This year marks my thirtieth year as a lawyer. In that time I have learned a thing or two about the justice system. Sometimes it is hard for me to have faith in the system. I would love to see more diversity among those who wear the black robes. And by diversity, I don’t mean color or gender. I mean background.
Because appointment to the bench is a political process, a majority of recent appointments have come out of state service. For example, last April Governor Lamont nominated 22 members of the bar to the bench. Fourteen of those nominees came from governmental service as prosecutors, public defenders, assistant attorneys general, or legislative counsel. One came from a large law firm, and seven came from small- to medium-size private practices.
The problem as I see it, though, is that when so many judges are coming from the public sector, their views of the justice system in general are limited.
As I have practiced over the last several decades, I have observed that there different justice systems depending on one’s needs and socio-economic status.
There is the large corporate system where high stakes commercial and governmental litigation takes place among the thousand member law firms that earn hundreds of millions of dollars in revenue each year. Most Americans never access that part of the system, although much of the litigation at that level helps define the law affecting rights of average citizens.
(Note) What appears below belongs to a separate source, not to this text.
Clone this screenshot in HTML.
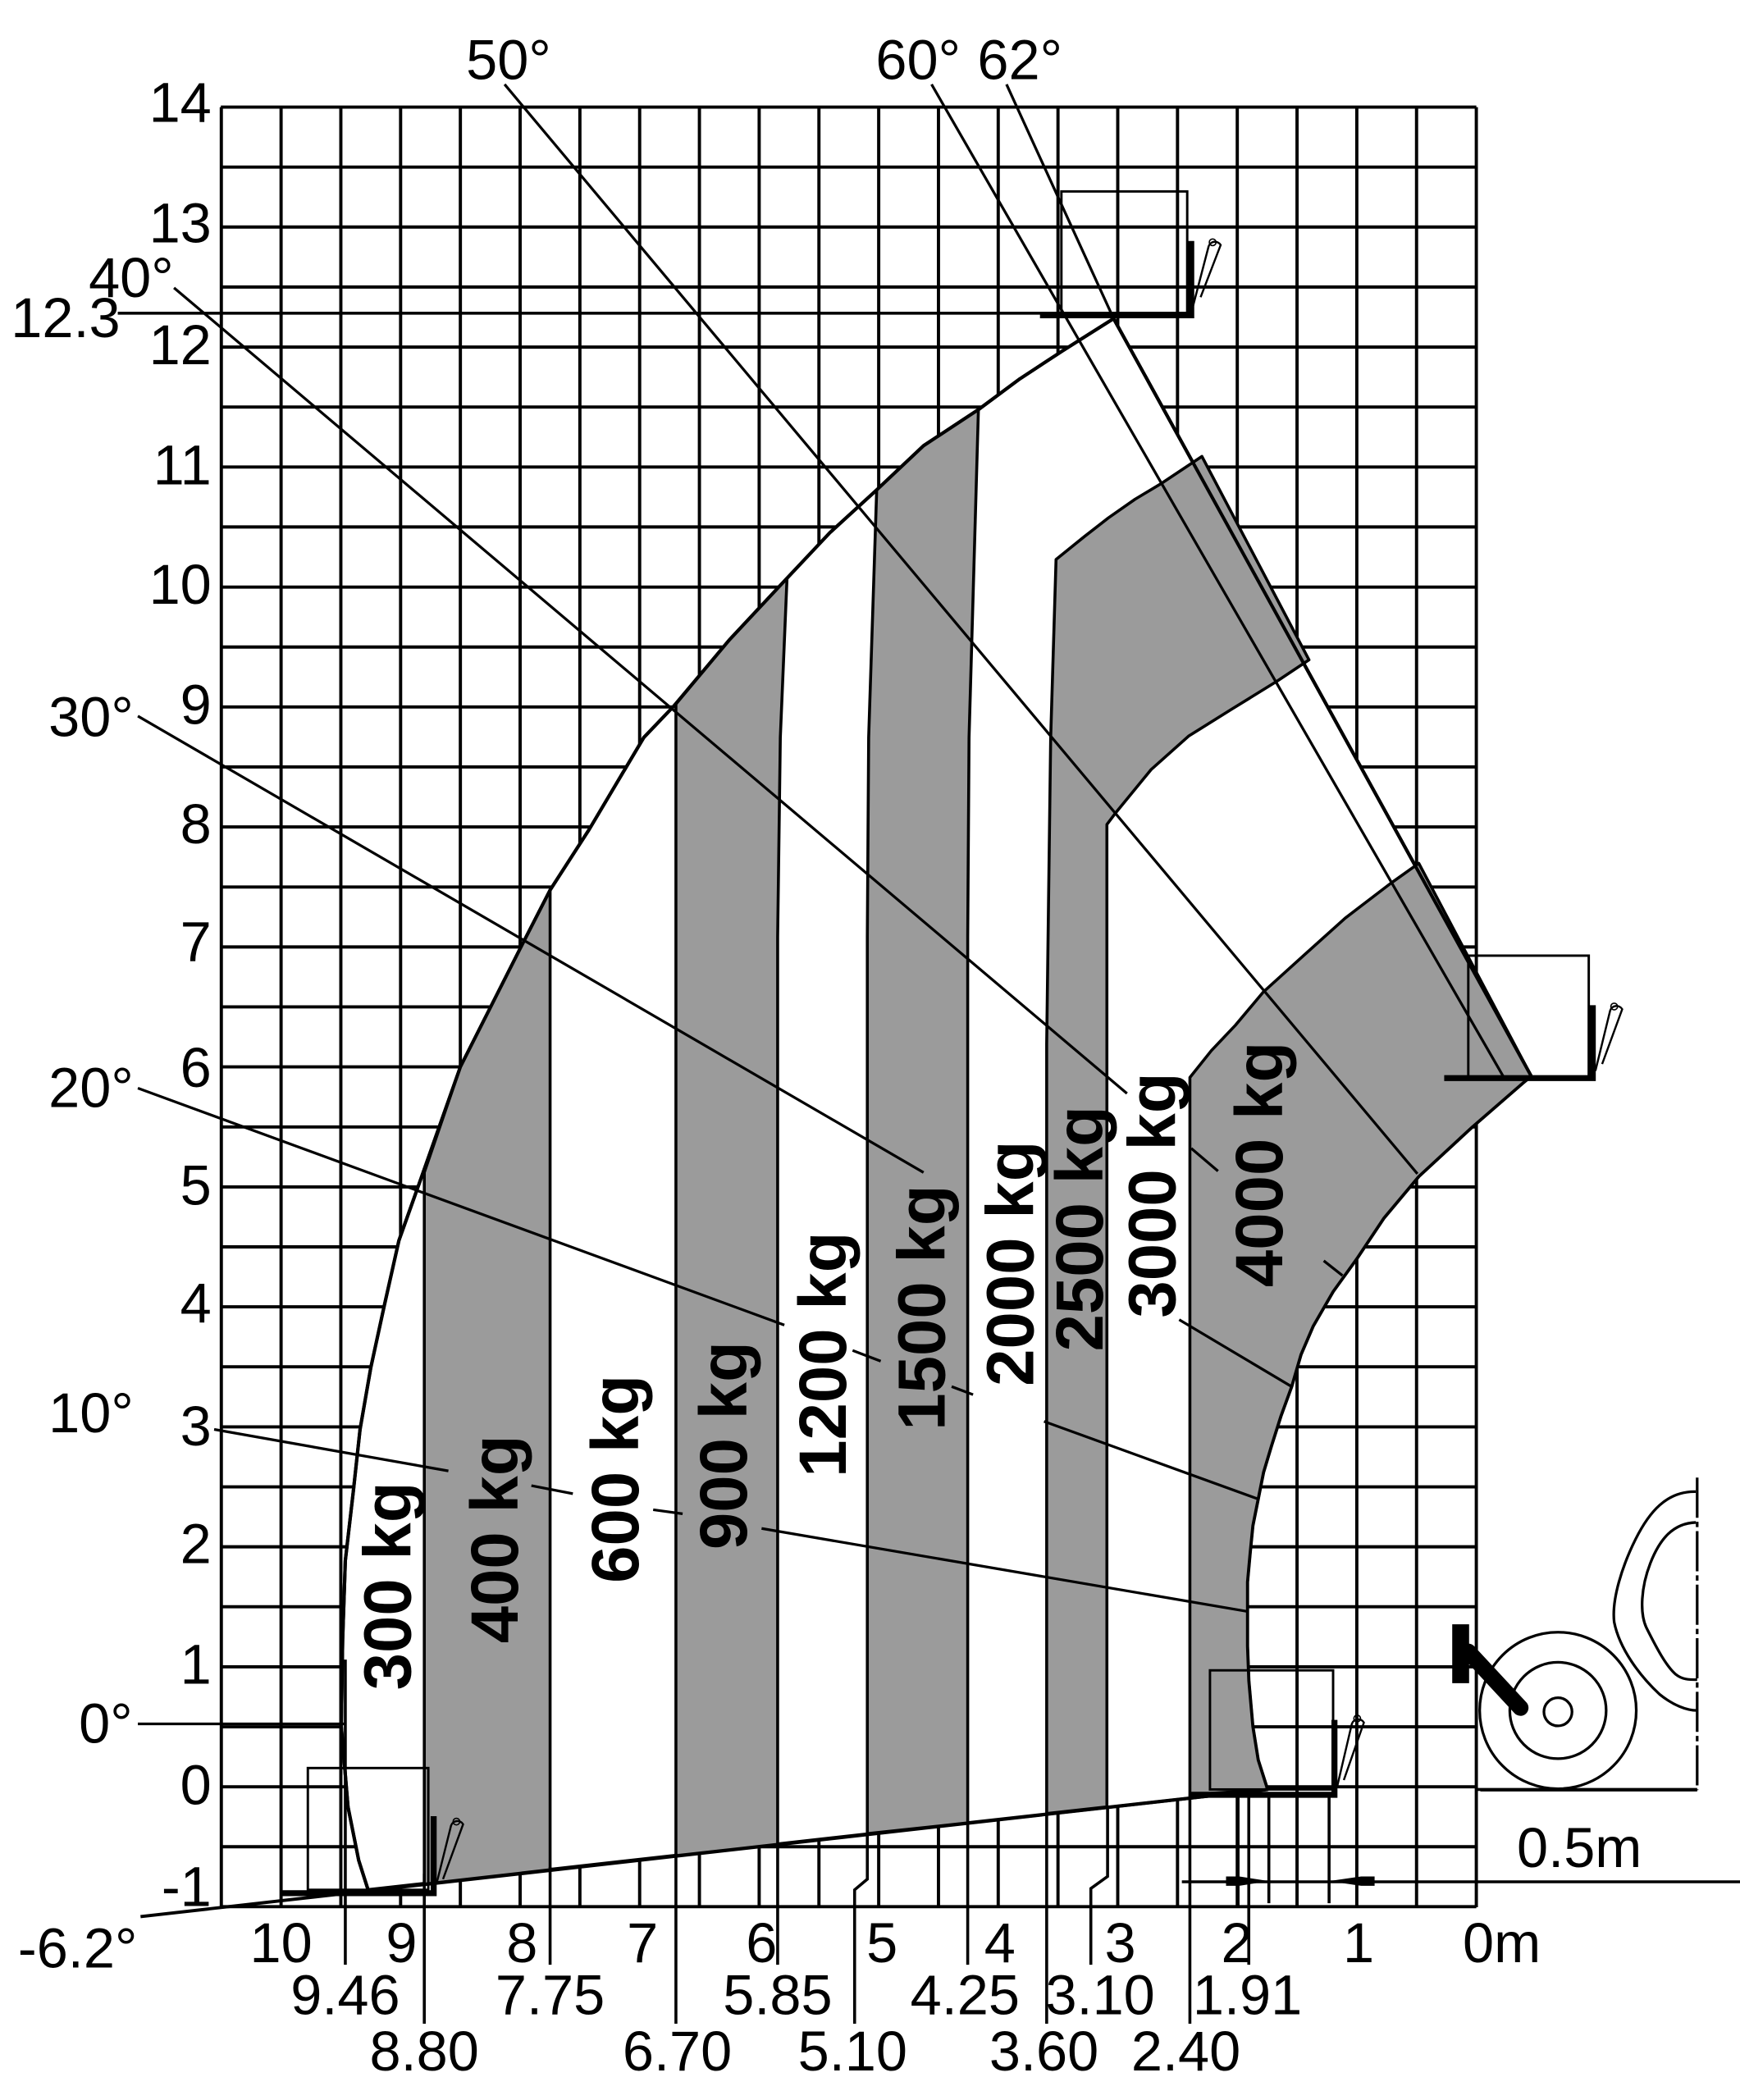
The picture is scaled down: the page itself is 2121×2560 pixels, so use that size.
<!DOCTYPE html>
<html><head><meta charset="utf-8"><style>html,body{margin:0;padding:0;background:#fff}svg{display:block}</style></head>
<body>
<svg width="2121" height="2560" viewBox="0 0 1300 1569" xmlns="http://www.w3.org/2000/svg" font-family="'Liberation Sans', sans-serif">
<rect width="1300" height="1569" fill="#fff"/>
<g stroke="#000" stroke-width="2.4">
<path d="M1103 80V1425M1058.35 80V1425M1013.7 80V1425M969.05 80V1425M924.4 80V1425M879.75 80V1425M835.1 80V1425M790.45 80V1425M745.8 80V1425M701.15 80V1425M656.5 80V1425M611.85 80V1425M567.2 80V1425M522.55 80V1425M477.9 80V1425M433.25 80V1425M388.6 80V1425M343.95 80V1425M299.3 80V1425M254.65 80V1425M210 80V1425M165.35 80V1425"/>
<path d="M165 80H1103M165 124.8H1103M165 169.6H1103M165 214.4H1103M165 259.3H1103M165 304.1H1103M165 348.9H1103M165 393.7H1103M165 438.6H1103M165 483.4H1103M165 528.2H1103M165 573H1103M165 617.8H1103M165 662.7H1103M165 707.5H1103M165 752.3H1103M165 797.1H1103M165 842H1103M165 886.8H1103M165 931.6H1103M165 976.4H1103M165 1021.2H1103M165 1066.1H1103M165 1110.9H1103M165 1155.7H1103M165 1200.5H1103M165 1245.4H1103M165 1290.2H1103M165 1335H1103M165 1379.8H1103M165 1424.6H1103"/>
</g>
<path d="M88 234H888" stroke="#000" stroke-width="2.2"/>
<path d="M1103 1337H1268" stroke="#000" stroke-width="2.2"/>
<path d="M275 1412 L268 1390 L260 1350 L255 1290 L256 1225 L258 1166 L264 1114 L269 1068 L277 1022 L287 976 L298 927 L314 882 L344 797 L390 706 L411 665 L440 620 L481 551 L503 528 L545 478 L588 432 L620 398 L655 366 L690 333 L731 306 L762 283 L794 262 L832 238 L1144 804 L1138 809 L1100 842 L1060 879 L1034 910 L1014 940 L996 965 L981 991 L972 1012 L965 1036 L957 1058 L950 1080 L944 1100 L940 1120 L936 1140 L934 1160 L932 1182 L932 1204 L932 1230 L933 1256 L936 1290 L940 1315 L947 1337 Z" fill="#fff" stroke="#000" stroke-width="2.5" stroke-linejoin="round"/>
<g fill="#9b9b9b" stroke="#000" stroke-width="2.2" stroke-linejoin="round">
<path d="M317 1407.7 L317 876 L344 797 L390 706 L411 665 L411 1397 Z"/>
<path d="M505 1386.5 L505 526 L545 478 L588 432 L583 551 L581 700 L581 1378 Z"/>
<path d="M648 1370 L648 700 L649 551 L655 366 L690 333 L731 306 L724 551 L723 700 L723 1362 Z"/>
<path d="M782 1355 L782 780 L785 551 L789 418 L810 401 L828 387 L848 373 L868 361 L898 341 L978 493 L954 509 L920 530 L888 550 L860 575 L833 608 L827 616 L827 1350 Z"/>
<path d="M889 1341 L889 805 L905 785 L923 766 L944 741 L975 713 L1005 686 L1039 660 L1060 645 L1144 804 L1138 809 L1100 842 L1060 879 L1034 910 L1014 940 L996 965 L981 991 L972 1012 L965 1036 L957 1058 L950 1080 L944 1100 L940 1120 L936 1140 L934 1160 L932 1182 L932 1204 L932 1230 L933 1256 L936 1290 L940 1315 L947 1337 Z"/>
</g>
<path d="M275 1412 L268 1390 L260 1350 L255 1290 L256 1225 L258 1166 L264 1114 L269 1068 L277 1022 L287 976 L298 927 L314 882 L344 797 L390 706 L411 665 L440 620 L481 551 L503 528 L545 478 L588 432 L620 398 L655 366 L690 333 L731 306 L762 283 L794 262 L832 238 L1144 804" fill="none" stroke="#000" stroke-width="2.5" stroke-linejoin="round"/>
<path d="M105 1432 L947 1337" stroke="#000" stroke-width="2.4"/>
<g stroke="#000" stroke-width="2" fill="none">
<path d="M103 1288H258"/>
<path d="M160 1068 L335 1099 M397 1110 L428 1116 M488 1128 L510 1131 M569 1142 L932 1204"/>
<path d="M103 813 L586 990 M637 1009 L658 1017 M711 1036 L727 1042 M780 1062 L940 1120"/>
<path d="M103 535 L690 876 M881 986 L965 1036"/>
<path d="M130 215 L842 817 M890 858 L910 875 M989 942 L1003 953"/>
<path d="M377 63 L1059 877"/>
<path d="M696 63 L1123 804"/>
<path d="M752 63 L832 238"/>
</g>
<g stroke="#000" stroke-width="2.2" fill="none">
<path d="M258 1240V1468"/>
<path d="M317 1400V1512"/>
<path d="M411 1395V1468"/>
<path d="M505 1385V1512"/>
<path d="M581 1378V1468"/>
<path d="M648 1370V1404L638.5 1412V1512"/>
<path d="M723 1362V1468"/>
<path d="M782 1355V1512"/>
<path d="M827.5 1350V1402L815 1411V1468"/>
<path d="M889 1341V1512"/>
<path d="M925 1341V1425"/>
<path d="M933 1341V1468"/>
<path d="M948 1341V1422"/>
<path d="M993 1341V1422"/>
<path d="M883 1406H1300"/>
</g>
<path d="M916 1402H926L948 1405.5L926 1409H916Z" fill="#000"/>
<path d="M1027 1402H1017L993 1405.5L1017 1409H1027Z" fill="#000"/>
<g fill="none" stroke="#000">
<rect x="793" y="143" width="94" height="92" stroke-width="1.8"/>
<path d="M777 235.5H890V180" stroke-width="4.5"/>
<path d="M891 230 L903 184 A5 5 0 0 1 912 183 L897 222" stroke-width="1.5"/>
<circle cx="906" cy="181" r="2.5" stroke-width="1"/>
<rect x="1097" y="714" width="90" height="91" stroke-width="1.8"/>
<path d="M1079 805.5H1190V751" stroke-width="4.5"/>
<path d="M1192 800 L1203 755 A5 5 0 0 1 1212 754 L1197 795" stroke-width="1.5"/>
<circle cx="1206" cy="752" r="2.5" stroke-width="1"/>
<rect x="230" y="1321" width="90" height="91" stroke-width="1.8"/>
<path d="M210 1414.5H324V1357" stroke-width="4.5"/>
<path d="M326 1408 L337 1364 A5 5 0 0 1 346 1363 L331 1404" stroke-width="1.5"/>
<circle cx="341" cy="1361" r="2.5" stroke-width="1"/>
<rect x="904" y="1248" width="92" height="89" stroke-width="1.8"/>
<path d="M889 1341H997V1285" stroke-width="4.5"/>
<path d="M999 1335 L1010 1288 A5 5 0 0 1 1019 1287 L1004 1330" stroke-width="1.5"/>
<circle cx="1014" cy="1284" r="2.5" stroke-width="1"/>
</g>
<g fill="none" stroke="#000" stroke-width="2">
<circle cx="1164" cy="1278" r="58.5"/>
<circle cx="1164" cy="1278" r="36"/>
<circle cx="1164" cy="1279" r="10.5"/>
<path d="M1106 1337.5H1268"/>
<path d="M1268 1104V1337.5" stroke-dasharray="30 3 4 3"/>
<path d="M1267 1114.5 C1245 1114 1232 1130 1222 1150 C1212 1170 1204 1195 1206 1212 C1210 1232 1225 1252 1240 1266 C1250 1274 1260 1278 1268 1278"/>
<path d="M1267 1137.5 C1250 1138 1240 1150 1233 1168 C1226 1186 1225 1205 1230 1216 C1238 1232 1245 1245 1252 1251 C1257 1255 1262 1255 1268 1255"/>
</g>
<path d="M1097 1234 L1136 1276" stroke="#000" stroke-width="12" stroke-linecap="round"/>
<rect x="1085" y="1213.6" width="12.6" height="44" fill="#000"/>
<g font-size="42" fill="#000" text-anchor="end">
<text x="158" y="91">14</text><text x="158" y="181">13</text><text x="158" y="272">12</text><text x="158" y="362">11</text><text x="158" y="451">10</text><text x="158" y="541">9</text><text x="158" y="630">8</text><text x="158" y="718">7</text><text x="158" y="812">6</text><text x="158" y="900">5</text><text x="158" y="988">4</text><text x="158" y="1080">3</text><text x="158" y="1168">2</text><text x="158" y="1258">1</text><text x="158" y="1348">0</text><text x="158" y="1424">-1</text>
</g>
<g font-size="42" fill="#000" text-anchor="middle">
<text x="210" y="1466">10</text><text x="300" y="1466">9</text><text x="390" y="1466">8</text><text x="480" y="1466">7</text><text x="569" y="1466">6</text><text x="659" y="1466">5</text><text x="747" y="1466">4</text><text x="837" y="1466">3</text><text x="924" y="1466">2</text><text x="1015" y="1466">1</text><text x="1122" y="1466">0m</text>
<text x="258" y="1505">9.46</text><text x="411" y="1505">7.75</text><text x="581" y="1505">5.85</text><text x="721" y="1505">4.25</text><text x="822" y="1505">3.10</text><text x="932" y="1505">1.91</text>
<text x="317" y="1547">8.80</text><text x="506" y="1547">6.70</text><text x="637" y="1547">5.10</text><text x="780" y="1547">3.60</text><text x="886" y="1547">2.40</text>
<text x="380" y="59">50°</text><text x="686" y="59">60°</text><text x="762" y="59">62°</text>
<text x="98" y="222">40°</text><text x="49" y="252">12.3</text>
<text x="68" y="550">30°</text><text x="68" y="827">20°</text><text x="68" y="1070">10°</text><text x="79" y="1302">0°</text><text x="58" y="1470">-6.2°</text>
<text x="1180" y="1395">0.5m</text>
</g>
<g font-size="50" font-weight="bold" fill="#000" text-anchor="middle" dominant-baseline="central">
<text transform="translate(290,1185) rotate(-90)">300 kg</text>
<text transform="translate(370,1150) rotate(-90)">400 kg</text>
<text transform="translate(460,1105) rotate(-90)">600 kg</text>
<text transform="translate(541,1080) rotate(-90)">900 kg</text>
<text transform="translate(615,1012) rotate(-90)">1200 kg</text>
<text transform="translate(689,977) rotate(-90)">1500 kg</text>
<text transform="translate(755,944) rotate(-90)">2000 kg</text>
<text transform="translate(807,918) rotate(-90)">2500 kg</text>
<text transform="translate(861,893) rotate(-90)">3000 kg</text>
<text transform="translate(941,870) rotate(-90)">4000 kg</text>
</g>
</svg>
</body></html>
For example, you may have heard about Section 230 of the Communications Decency Act which shields corporate internet providers from liability for content that is placed on the web through their facilities but not authored by them. The content often serves to cause great harm to individuals, but because the corporate bigwigs that facilitate the production of the content are immune from suit, nobody ever gets held accountable for the harms.
After that there is the criminal justice system that deals with those who commit the misdemeanors and felonies that erode the fabric of society. That is an ecosystem unto itself that most legal professionals never access during their careers. But given the rates of incarceration and long-term societal punishments that are mandated by the system, few could argue that it works well for society.
Finally, there is the civil justice system for the average American – the debt collections, foreclosures, car accidents, and contractual disputes. That is where the action is, and that is where most of us who graduate from law school apply our trade. It is where lives are impacted on a daily basis.
I have found over the years that there are lots more people who need legal assistance who are not getting it in this part of the system because the costs are high for great service. And when entering a legal matter, you can’t halfway attack it. You have to be all in because the impacts can be great. But lots of Americans cannot access it because of costs.
There is a movement under way to allow non-lawyers to provide legal advice to citizens who need assistance navigating the cumbersome system. If there is going to be justice for all in this country, these types of changes need to be at the top of any legislative agenda.